La cifra de la CONADEH tampoco da cuenta de los hondureños que huyeron del país para migrar a otros países, como México y Estados Unidos, debido la extorsión y a la violencia relacionada que ejercen las maras.
Pero las víctimas no son las únicas que se ven forzadas a huir —participantes de esos esquemas de extorsión que luego quieren salir también son obligados a irse de sus casas si quieren sobrevivir—. Karla*, una madre de veinte años de edad que vive en San Pedro Sula, trabajó durante años cobrando extorsiones y empacando droga para el Barrio 18 en el conocido barrio de Rivera Hernández.
“Llegué a un punto de mi vida en que quería vivir la ‘vida loca’, como la llaman: la vida de la pandilla. Bueno, sí, es un riesgo, grande, pero al mismo tiempo parecía divertido”, nos dice. Ella relata cómo los montos y las víctimas —dueños de negocios, puestos de mercado, casas— se anotaban en cuadernos y que el “impuesto” se cobraba cada semana, cada quince días o una vez al mes.
AQUEJA A HONDUREÑOS
“Eran grandes sumas”, recuerda Karla. “Entre 5.000 y 7.000 lempiras [US$208 a US$290]”.
Ella cobraba el dinero de la extorsión, muchas veces saliendo varias veces al día y siempre entregándolo al jefe de la clica, quien le pagaba un salario mensual de unas 12.000 lempiras (US$500) por su trabajo. Cada semana, dice, podía cobrar hasta 500.000 lempiras (poco menos de US$30.000). Ella comenzó a trabajar con la pandilla cuando tenía nueve años, y cobró dinero de extorsiones de manera intermitente durante el tiempo que estuvo con ellos. Pero ahora ya no está en esa vida, afirma.
“Cometí un error un día y ellos querían hacerme daño, y también lastimar a mi familia, así que llevé a mi familia a otro lado y luego me fui yo”, dice.

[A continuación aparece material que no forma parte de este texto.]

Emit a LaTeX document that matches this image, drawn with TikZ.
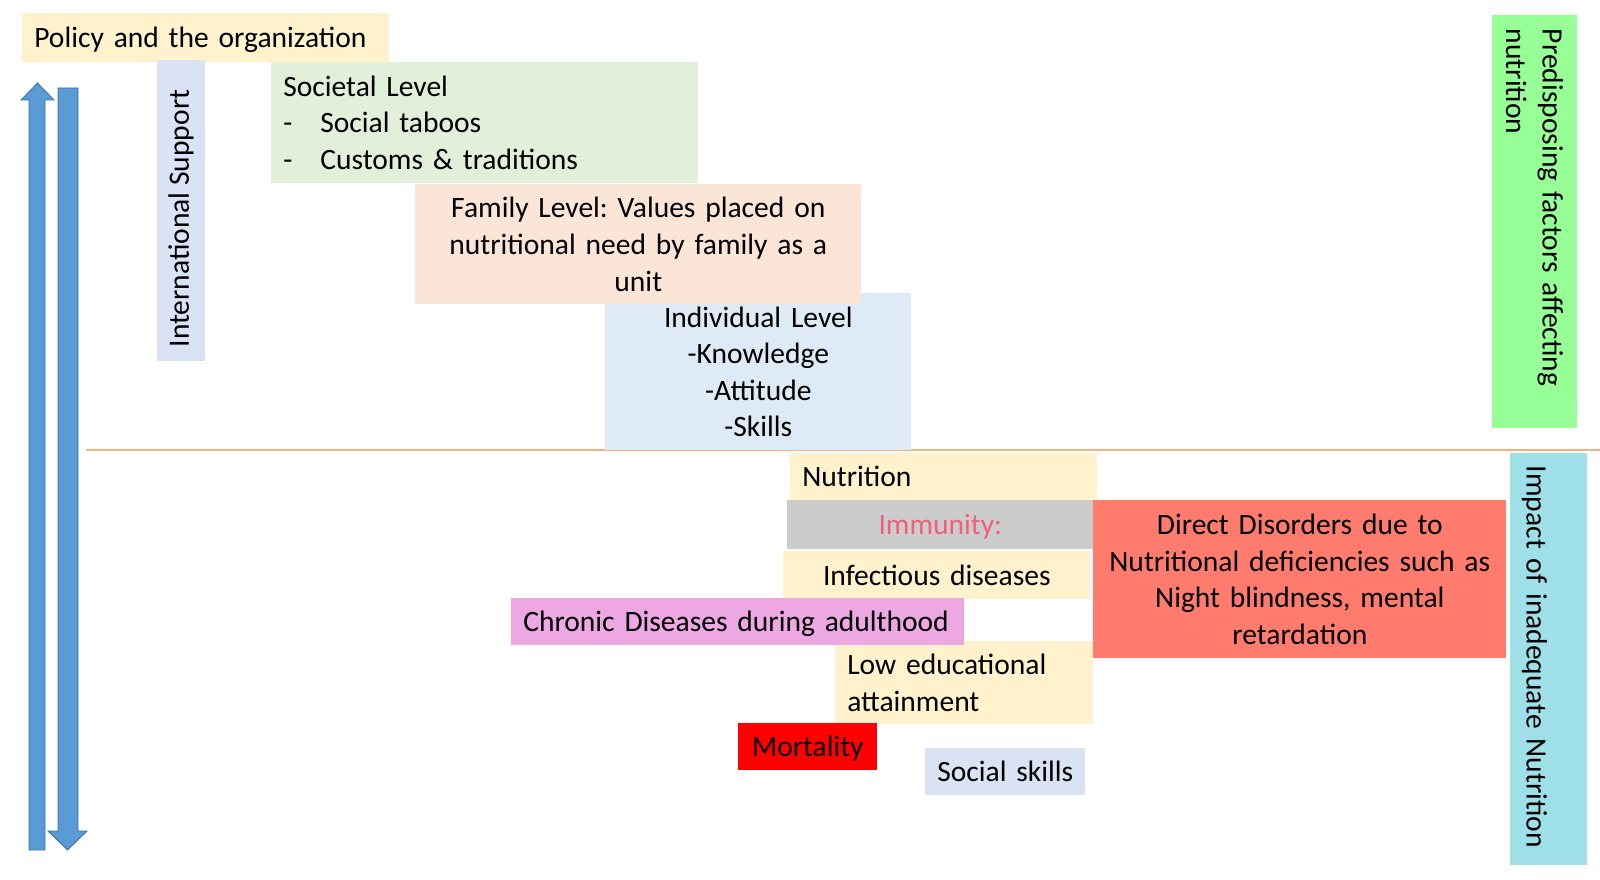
\documentclass[tikz,border=0pt]{standalone}
\usepackage{fontspec}
\setmainfont{Carlito}
\frenchspacing
\definecolor{goldfill}{HTML}{FFF2CC}
\definecolor{bluefill}{HTML}{DAE3F3}
\definecolor{greenfill}{HTML}{E2EFDA}
\definecolor{peachfill}{HTML}{FBE5D6}
\definecolor{skyfill}{HTML}{DEEBF7}
\definecolor{greyfill}{HTML}{CDCCCC}
\definecolor{immtext}{HTML}{F0607A}
\definecolor{salmonfill}{HTML}{FF7B6E}
\definecolor{orchidfill}{HTML}{EDA8E4}
\definecolor{limefill}{HTML}{96FF96}
\definecolor{cyanfill}{HTML}{9FDFE8}
\definecolor{arrowfill}{HTML}{5B9BD5}
\definecolor{arrowline}{HTML}{41719C}
\definecolor{sepline}{HTML}{F4B183}
\usetikzlibrary{positioning}

\begin{document}
\begin{tikzpicture}[x=0.025cm,y=-0.025cm,
    box/.style={anchor=north west,inner xsep=0.3cm,inner ysep=0pt,font=\fontsize{21}{26}\selectfont},
    lbox/.style={box,align=left},
    cbox/.style={box,align=center},
    oneline/.style={text height=14pt,text depth=0pt},
    sidebox/.style={anchor=center,inner ysep=0pt,font=\fontsize{21}{26}\selectfont},
    bigarrow/.style={fill=arrowfill,draw=arrowline,line width=0.6pt}]
  \useasboundingbox (0,0) rectangle (1600,880);
  \draw[sepline,line width=0.8pt] (86,450) -- (1600,450);
  \path[bigarrow] (29,850) -- (29,100) -- (21,100) -- (37.5,83) -- (54,100) -- (45,100) -- (45,850) -- cycle;
  \path[bigarrow] (58,88) -- (78,88) -- (78,831) -- (87,831) -- (67.5,850) -- (48,831) -- (58,831) -- cycle;
  \node[lbox,oneline,fill=goldfill,text width=8.575cm,minimum height=1.225cm] (policy) at (22,13) {Policy and the organization};
  \node[sidebox,fill=bluefill,rotate=90,minimum width=7.525cm,minimum height=1.2cm] (intl) at (181,210.5) {International Support\kern0.4cm};
  \node[lbox,fill=greenfill,text width=10.075cm,minimum height=3.025cm] (societal) at (271,62)
    {Societal Level\\\makebox[0.925cm][l]{-}Social taboos\\\makebox[0.925cm][l]{-}Customs \& traditions};
  \node[cbox,fill=skyfill,text width=7.05cm,minimum height=3.925cm] (individual) at (605,293)
    {Individual Level\\-Knowledge\\-Attitude\\-Skills};
  \node[cbox,fill=peachfill,text width=10.55cm,minimum height=3cm] (family) at (415,184)
    {Family Level: Values placed on\\nutritional need by family as a\\unit};
  \node[sidebox,fill=limefill,rotate=-90,align=left,inner xsep=0.35cm,text width=9.625cm,minimum width=10.325cm,minimum height=2.125cm] (predisp) at (1534.5,221.5)
    {Predisposing factors affecting\\nutrition};
  \node[lbox,oneline,fill=goldfill,text width=7.075cm,minimum height=1.175cm] (nutrition) at (790,453) {Nutrition};
  \node[cbox,oneline,fill=greyfill,text=immtext,text width=7.05cm,minimum height=1.225cm] (immunity) at (787,500) {Immunity:};
  \node[cbox,oneline,fill=goldfill,text width=7.075cm,minimum height=1.2cm] (infectious) at (783,551) {Infectious diseases};
  \node[cbox,fill=salmonfill,text width=9.725cm,minimum height=3.95cm] (direct) at (1093,500)
    {Direct Disorders due to\\Nutritional deficiencies such as\\Night blindness, mental\\retardation};
  \node[lbox,fill=goldfill,text width=5.85cm,minimum height=2.075cm] (lowedu) at (835,641) {Low educational\\attainment};
  \node[lbox,oneline,fill=orchidfill,text width=10.725cm,minimum height=1.175cm] (chronic) at (511,598) {Chronic Diseases during adulthood};
  \node[cbox,oneline,fill=red,text width=2.875cm,minimum height=1.175cm] (mortality) at (738,723) {Mortality};
  \node[cbox,oneline,fill=bluefill,text width=3.4cm,minimum height=1.175cm] (social) at (925,748) {Social skills};
  \node[sidebox,fill=cyanfill,rotate=-90,align=left,inner xsep=0.325cm,text width=9.65cm,minimum width=10.3cm,minimum height=1.925cm] (impact) at (1548.5,659)
    {\raisebox{-0.55cm}[0pt][0pt]{Impact of inadequate Nutrition}};
\end{tikzpicture}
\end{document}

Se negó a asesinar a un rival de la pandilla —era prerrequisito para subir de jerarquía— y sus superiores no tomaron bien su insubordinación. Ella cuenta que ahora trabaja como mesera en otra parte de la ciudad, pero vive con temor de toparse con algún conocido.
VIVEN EN ZOZOBRA
“No sé si cuando estoy trabajando a quién pueda encontrarme que me conozca y quiera… que viera que yo pertenecía a la pandilla y quiera secuestrarme o hacerme algo más”.
Extorsión y desplazamiento
Alexandre Formisano, quien trabaja para la Cruz Roja Internacional en Tegucigalpa, comenta que la extorsión está presente en casi todos los casos de desplazamiento, pero que no siempre es la raíz. No existen cifras que muestren la proporción de desplazamientos motivados por los esquemas de extorsión que las pandillas cobran, dice, pero experiencias como las de José y Karla son comunes.
“La gente quiere hacerse invisible. Tratan de dejar de existir —de desaparecer—, porque saben que las pandillas son capaces encontrarlos en cualquier rincón del país. Y saben que si las pandillas no los encuentran a ellos, encontrarán a sus hijos y temen por las vidas de los niños… así que para muchas de esas personas es impensable ir ante las autoridades [a denunciar un problema con pandillas]”, comentó Formisano.
“Mejor desaparecen y comienzan una nueva vida en otro lugar”. * Se cambiaron los nombres para proteger la seguridad de las personas.